The request: Reproduce only this span: the line containing "The picture is", the line containing "const data = steps.map((s, i)", and every line between them, all exactly as given.

#### Working data ####

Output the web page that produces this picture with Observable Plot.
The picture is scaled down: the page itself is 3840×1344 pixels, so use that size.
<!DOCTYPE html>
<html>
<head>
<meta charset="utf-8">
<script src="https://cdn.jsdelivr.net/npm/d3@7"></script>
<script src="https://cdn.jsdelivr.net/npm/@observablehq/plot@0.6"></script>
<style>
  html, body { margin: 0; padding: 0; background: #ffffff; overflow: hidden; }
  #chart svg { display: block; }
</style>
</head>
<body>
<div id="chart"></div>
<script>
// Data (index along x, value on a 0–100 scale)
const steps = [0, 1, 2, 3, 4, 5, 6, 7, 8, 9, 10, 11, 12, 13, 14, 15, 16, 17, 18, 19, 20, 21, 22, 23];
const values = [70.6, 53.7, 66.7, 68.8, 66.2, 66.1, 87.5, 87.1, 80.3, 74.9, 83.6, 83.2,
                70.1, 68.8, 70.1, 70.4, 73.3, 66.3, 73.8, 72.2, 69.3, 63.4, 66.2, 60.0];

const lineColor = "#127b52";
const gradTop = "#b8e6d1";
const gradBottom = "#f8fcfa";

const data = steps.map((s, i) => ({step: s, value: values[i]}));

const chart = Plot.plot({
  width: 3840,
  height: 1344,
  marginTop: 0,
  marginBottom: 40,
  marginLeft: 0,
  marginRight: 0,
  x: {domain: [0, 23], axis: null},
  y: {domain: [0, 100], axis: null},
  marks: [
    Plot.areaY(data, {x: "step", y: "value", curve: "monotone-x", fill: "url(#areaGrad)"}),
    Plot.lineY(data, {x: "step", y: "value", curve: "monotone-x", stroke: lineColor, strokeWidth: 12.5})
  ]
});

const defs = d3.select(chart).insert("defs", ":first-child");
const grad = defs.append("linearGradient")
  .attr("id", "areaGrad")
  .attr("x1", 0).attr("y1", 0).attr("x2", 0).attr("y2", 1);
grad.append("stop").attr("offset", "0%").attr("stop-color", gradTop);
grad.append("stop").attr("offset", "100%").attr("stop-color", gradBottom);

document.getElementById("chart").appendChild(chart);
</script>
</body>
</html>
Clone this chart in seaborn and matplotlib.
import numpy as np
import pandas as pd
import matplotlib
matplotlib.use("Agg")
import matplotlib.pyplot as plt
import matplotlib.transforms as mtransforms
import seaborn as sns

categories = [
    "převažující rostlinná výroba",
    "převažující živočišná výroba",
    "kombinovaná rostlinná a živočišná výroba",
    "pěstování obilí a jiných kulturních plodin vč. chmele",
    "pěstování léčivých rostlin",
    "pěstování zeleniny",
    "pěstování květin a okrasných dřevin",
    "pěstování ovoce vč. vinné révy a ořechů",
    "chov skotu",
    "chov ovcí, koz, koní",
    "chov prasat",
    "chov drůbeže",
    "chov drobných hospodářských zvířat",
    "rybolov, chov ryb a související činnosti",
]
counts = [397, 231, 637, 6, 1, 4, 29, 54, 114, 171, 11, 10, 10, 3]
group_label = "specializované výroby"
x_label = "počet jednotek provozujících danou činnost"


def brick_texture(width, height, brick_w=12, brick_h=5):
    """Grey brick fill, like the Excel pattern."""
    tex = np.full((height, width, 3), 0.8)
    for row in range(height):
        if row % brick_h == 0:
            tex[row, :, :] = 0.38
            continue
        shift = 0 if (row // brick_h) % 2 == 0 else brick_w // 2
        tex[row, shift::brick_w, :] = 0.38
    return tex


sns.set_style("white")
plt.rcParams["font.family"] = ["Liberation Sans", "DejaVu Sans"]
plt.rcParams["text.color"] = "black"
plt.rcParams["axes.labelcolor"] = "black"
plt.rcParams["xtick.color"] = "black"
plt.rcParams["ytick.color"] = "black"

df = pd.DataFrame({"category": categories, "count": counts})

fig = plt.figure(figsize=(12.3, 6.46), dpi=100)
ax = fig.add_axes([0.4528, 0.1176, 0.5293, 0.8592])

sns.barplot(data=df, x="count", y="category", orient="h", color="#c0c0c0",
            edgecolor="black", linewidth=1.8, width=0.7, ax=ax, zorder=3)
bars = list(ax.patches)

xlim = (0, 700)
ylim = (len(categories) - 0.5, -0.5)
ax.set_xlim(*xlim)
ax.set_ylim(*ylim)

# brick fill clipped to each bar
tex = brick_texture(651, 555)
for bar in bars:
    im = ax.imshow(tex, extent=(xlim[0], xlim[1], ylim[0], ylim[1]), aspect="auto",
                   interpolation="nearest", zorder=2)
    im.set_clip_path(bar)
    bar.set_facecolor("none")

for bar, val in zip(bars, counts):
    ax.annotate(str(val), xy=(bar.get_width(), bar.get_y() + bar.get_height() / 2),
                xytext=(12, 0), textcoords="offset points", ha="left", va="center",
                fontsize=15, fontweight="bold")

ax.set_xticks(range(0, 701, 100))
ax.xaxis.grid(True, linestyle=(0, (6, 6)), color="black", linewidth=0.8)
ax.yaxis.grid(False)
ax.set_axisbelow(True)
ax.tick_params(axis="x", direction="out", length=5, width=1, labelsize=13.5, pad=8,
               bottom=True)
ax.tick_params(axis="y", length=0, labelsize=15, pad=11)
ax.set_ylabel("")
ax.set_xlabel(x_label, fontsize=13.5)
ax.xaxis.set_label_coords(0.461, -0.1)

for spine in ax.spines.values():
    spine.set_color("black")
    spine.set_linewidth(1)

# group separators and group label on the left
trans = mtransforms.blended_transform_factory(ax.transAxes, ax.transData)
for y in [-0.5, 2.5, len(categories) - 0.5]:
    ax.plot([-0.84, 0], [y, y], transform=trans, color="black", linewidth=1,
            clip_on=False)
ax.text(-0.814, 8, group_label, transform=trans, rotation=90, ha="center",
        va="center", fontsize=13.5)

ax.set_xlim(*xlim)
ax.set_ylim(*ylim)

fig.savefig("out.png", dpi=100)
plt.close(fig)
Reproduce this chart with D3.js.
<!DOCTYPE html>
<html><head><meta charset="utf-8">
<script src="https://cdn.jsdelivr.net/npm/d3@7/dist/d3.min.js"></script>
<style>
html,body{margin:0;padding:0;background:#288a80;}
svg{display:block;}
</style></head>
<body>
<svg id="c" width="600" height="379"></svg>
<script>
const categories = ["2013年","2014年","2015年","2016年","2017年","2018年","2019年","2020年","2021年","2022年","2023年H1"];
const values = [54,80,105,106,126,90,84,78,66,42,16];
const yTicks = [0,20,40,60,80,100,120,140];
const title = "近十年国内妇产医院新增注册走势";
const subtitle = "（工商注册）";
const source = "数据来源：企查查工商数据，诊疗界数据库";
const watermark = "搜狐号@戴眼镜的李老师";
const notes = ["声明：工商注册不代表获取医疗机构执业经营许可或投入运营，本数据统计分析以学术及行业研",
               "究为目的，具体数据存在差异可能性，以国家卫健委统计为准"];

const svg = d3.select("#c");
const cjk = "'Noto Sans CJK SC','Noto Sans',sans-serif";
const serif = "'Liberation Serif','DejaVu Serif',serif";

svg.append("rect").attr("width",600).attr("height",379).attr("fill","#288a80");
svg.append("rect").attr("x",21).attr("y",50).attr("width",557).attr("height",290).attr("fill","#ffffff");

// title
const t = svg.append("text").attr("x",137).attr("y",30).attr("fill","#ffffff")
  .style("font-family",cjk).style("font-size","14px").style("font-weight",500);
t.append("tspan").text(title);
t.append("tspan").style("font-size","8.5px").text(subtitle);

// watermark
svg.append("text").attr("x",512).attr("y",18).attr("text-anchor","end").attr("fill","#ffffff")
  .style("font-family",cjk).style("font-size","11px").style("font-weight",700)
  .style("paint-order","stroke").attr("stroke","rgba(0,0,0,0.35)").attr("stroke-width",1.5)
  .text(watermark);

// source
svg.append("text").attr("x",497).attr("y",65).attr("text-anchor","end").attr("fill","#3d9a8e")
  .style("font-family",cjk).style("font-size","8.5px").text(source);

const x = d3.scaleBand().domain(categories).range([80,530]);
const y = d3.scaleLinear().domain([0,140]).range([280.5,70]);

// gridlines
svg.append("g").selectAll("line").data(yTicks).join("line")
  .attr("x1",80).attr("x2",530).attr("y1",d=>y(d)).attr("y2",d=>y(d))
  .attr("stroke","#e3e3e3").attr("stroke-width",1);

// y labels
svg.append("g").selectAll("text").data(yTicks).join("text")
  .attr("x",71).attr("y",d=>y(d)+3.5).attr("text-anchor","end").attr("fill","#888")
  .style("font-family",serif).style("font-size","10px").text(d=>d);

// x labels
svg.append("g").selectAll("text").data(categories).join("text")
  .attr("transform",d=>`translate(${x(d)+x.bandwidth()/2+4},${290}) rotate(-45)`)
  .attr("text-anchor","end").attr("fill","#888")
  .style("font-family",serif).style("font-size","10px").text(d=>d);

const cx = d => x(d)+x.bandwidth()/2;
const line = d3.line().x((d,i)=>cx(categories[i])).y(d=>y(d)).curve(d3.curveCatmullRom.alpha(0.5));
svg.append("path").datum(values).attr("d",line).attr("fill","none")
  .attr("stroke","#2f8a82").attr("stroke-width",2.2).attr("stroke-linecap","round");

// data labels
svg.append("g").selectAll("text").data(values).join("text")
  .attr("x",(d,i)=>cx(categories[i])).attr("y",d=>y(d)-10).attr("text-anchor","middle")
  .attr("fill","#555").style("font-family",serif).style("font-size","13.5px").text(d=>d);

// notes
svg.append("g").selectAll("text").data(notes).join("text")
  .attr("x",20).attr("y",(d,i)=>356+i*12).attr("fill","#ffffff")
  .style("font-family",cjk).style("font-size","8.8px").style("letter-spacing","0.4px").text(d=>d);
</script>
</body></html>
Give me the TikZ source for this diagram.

####

Output of the task:
The picture is scaled down: the page itself is 3840×1344 pixels, so use that size.
<!DOCTYPE html>
<html>
<head>
<meta charset="utf-8">
<script src="https://cdn.jsdelivr.net/npm/d3@7"></script>
<script src="https://cdn.jsdelivr.net/npm/@observablehq/plot@0.6"></script>
<style>
  html, body { margin: 0; padding: 0; background: #ffffff; overflow: hidden; }
  #chart svg { display: block; }
</style>
</head>
<body>
<div id="chart"></div>
<script>
// Data (index along x, value on a 0–100 scale)
const steps = [0, 1, 2, 3, 4, 5, 6, 7, 8, 9, 10, 11, 12, 13, 14, 15, 16, 17, 18, 19, 20, 21, 22, 23];
const values = [70.6, 53.7, 66.7, 68.8, 66.2, 66.1, 87.5, 87.1, 80.3, 74.9, 83.6, 83.2,
                70.1, 68.8, 70.1, 70.4, 73.3, 66.3, 73.8, 72.2, 69.3, 63.4, 66.2, 60.0];

const lineColor = "#127b52";
const gradTop = "#b8e6d1";
const gradBottom = "#f8fcfa";

const data = steps.map((s, i) => ({step: s, value: values[i]}));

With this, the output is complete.